-- begin DATASET ROWS --
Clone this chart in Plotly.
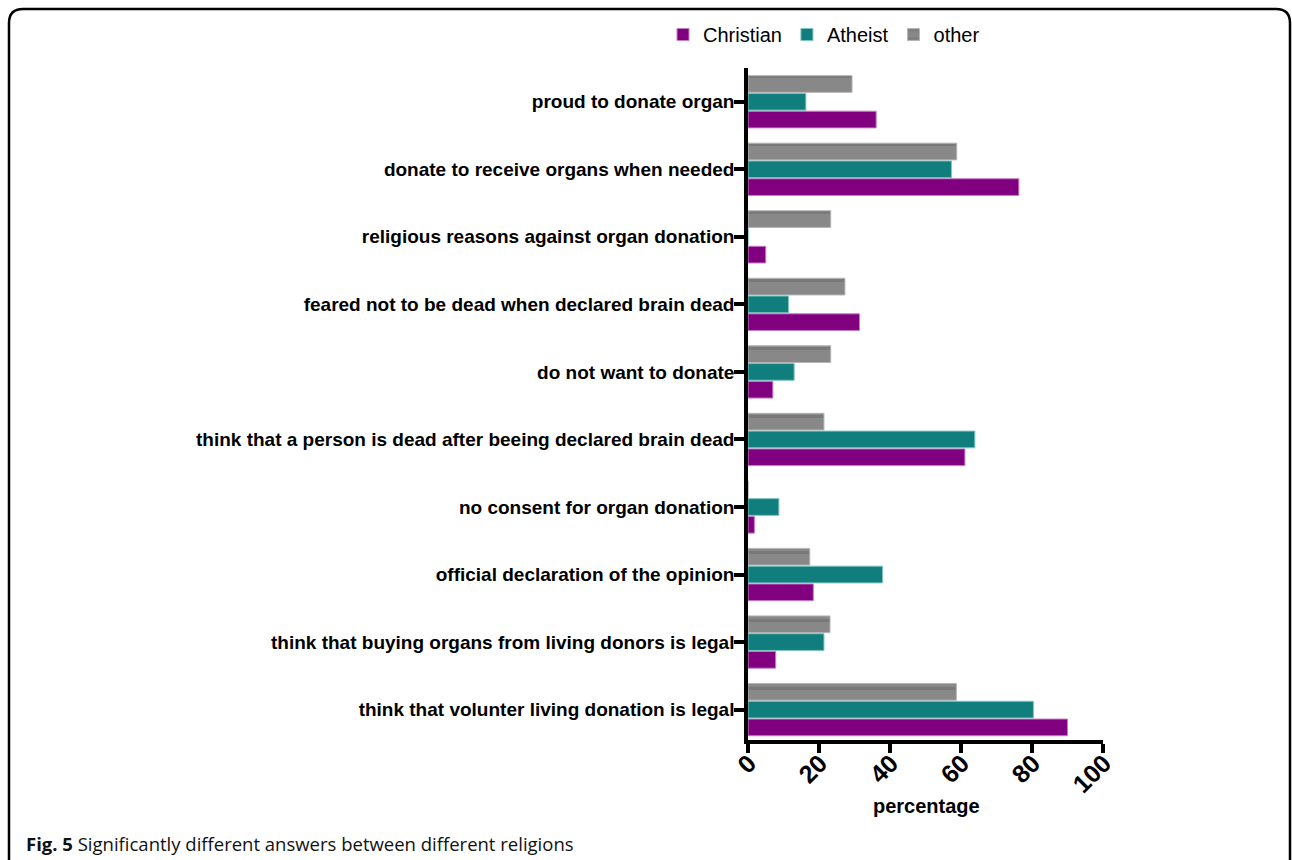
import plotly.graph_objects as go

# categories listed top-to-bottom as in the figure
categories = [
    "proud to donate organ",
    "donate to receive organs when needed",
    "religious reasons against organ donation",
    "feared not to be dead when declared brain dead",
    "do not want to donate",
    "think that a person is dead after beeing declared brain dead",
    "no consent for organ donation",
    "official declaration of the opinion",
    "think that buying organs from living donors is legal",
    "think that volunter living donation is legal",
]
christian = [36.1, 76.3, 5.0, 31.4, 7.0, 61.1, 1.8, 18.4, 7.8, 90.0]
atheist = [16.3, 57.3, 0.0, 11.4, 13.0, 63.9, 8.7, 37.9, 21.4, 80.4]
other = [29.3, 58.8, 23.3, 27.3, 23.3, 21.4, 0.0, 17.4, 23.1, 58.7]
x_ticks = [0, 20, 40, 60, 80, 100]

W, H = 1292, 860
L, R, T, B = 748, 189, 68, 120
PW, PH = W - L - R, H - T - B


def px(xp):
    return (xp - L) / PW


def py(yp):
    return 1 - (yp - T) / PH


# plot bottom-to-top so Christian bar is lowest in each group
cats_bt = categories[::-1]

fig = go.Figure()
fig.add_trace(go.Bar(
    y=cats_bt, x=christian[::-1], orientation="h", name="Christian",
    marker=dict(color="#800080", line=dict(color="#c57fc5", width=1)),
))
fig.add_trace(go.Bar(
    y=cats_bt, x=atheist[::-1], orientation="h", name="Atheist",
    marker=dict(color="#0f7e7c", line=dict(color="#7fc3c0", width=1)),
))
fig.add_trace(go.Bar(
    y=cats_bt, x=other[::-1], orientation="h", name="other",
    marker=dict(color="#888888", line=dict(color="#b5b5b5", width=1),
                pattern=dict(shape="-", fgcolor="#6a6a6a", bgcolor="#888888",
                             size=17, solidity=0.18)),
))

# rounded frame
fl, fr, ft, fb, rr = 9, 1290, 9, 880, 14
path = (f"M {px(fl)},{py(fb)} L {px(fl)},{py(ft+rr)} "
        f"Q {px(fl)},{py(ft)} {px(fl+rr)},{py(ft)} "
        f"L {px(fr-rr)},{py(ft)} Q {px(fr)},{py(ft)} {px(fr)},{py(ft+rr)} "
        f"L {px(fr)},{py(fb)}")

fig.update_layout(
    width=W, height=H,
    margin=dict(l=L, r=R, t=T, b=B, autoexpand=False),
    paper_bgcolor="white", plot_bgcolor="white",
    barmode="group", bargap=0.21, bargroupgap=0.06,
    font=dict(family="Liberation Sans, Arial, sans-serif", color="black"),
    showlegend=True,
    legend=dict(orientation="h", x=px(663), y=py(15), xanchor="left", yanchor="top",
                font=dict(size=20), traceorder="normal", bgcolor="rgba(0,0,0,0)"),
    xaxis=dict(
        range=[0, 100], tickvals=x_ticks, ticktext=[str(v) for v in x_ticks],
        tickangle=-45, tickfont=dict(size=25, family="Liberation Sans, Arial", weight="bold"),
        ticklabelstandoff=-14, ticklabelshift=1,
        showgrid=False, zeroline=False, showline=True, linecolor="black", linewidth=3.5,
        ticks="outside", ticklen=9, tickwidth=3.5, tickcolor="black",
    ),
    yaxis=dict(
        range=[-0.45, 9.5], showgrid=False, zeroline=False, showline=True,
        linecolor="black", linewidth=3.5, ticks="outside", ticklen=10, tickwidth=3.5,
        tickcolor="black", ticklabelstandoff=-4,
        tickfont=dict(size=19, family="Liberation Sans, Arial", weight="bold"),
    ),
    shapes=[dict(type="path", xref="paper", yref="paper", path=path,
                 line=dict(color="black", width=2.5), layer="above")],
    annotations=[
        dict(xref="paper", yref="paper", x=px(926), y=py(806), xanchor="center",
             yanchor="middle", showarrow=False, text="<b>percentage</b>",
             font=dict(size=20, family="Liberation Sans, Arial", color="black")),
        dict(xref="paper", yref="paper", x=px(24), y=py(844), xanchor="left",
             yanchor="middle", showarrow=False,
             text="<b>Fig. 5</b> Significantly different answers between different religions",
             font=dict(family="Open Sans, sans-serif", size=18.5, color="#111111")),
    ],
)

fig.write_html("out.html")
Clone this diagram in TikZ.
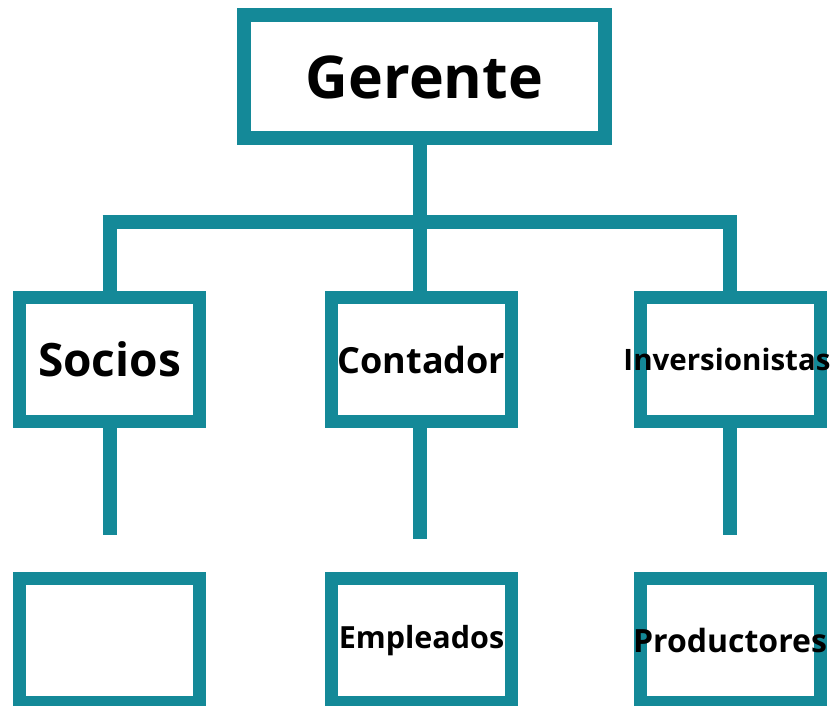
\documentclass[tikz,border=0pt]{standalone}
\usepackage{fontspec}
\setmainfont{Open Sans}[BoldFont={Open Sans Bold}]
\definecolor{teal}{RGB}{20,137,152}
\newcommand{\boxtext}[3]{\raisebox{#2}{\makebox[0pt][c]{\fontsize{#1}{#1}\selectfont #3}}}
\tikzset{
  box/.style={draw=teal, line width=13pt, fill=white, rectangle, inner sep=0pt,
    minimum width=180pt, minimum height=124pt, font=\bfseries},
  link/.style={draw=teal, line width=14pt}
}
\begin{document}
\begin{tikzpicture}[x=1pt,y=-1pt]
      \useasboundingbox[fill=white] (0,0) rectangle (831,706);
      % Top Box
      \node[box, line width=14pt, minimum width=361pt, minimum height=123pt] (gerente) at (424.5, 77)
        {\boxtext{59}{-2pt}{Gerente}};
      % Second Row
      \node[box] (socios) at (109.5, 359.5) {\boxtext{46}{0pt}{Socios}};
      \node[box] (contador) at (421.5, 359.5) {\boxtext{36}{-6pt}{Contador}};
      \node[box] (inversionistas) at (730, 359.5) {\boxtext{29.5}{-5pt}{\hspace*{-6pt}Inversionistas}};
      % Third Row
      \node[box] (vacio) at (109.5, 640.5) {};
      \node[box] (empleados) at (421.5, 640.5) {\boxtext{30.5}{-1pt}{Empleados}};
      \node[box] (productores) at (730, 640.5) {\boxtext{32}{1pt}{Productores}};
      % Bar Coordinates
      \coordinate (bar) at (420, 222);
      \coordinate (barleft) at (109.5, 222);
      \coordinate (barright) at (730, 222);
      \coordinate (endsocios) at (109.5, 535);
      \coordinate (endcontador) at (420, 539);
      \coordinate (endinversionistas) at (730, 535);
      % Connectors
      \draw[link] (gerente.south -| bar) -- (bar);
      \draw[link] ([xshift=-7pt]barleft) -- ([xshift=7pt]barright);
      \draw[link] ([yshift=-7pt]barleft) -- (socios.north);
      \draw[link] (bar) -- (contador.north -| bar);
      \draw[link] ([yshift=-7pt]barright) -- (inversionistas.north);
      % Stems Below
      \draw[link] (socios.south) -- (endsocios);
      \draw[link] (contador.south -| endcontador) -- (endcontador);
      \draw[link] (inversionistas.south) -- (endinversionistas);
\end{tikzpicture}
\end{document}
-- end DATASET ROWS --
WRITTEN TASK —
Emit the lines of the material exactly, from its first line to the line containing "import plotly.graph_objects as go", inclusive; leave every picture out.

FINISHED EXERCISE —
Clone this chart in Plotly.
import plotly.graph_objects as go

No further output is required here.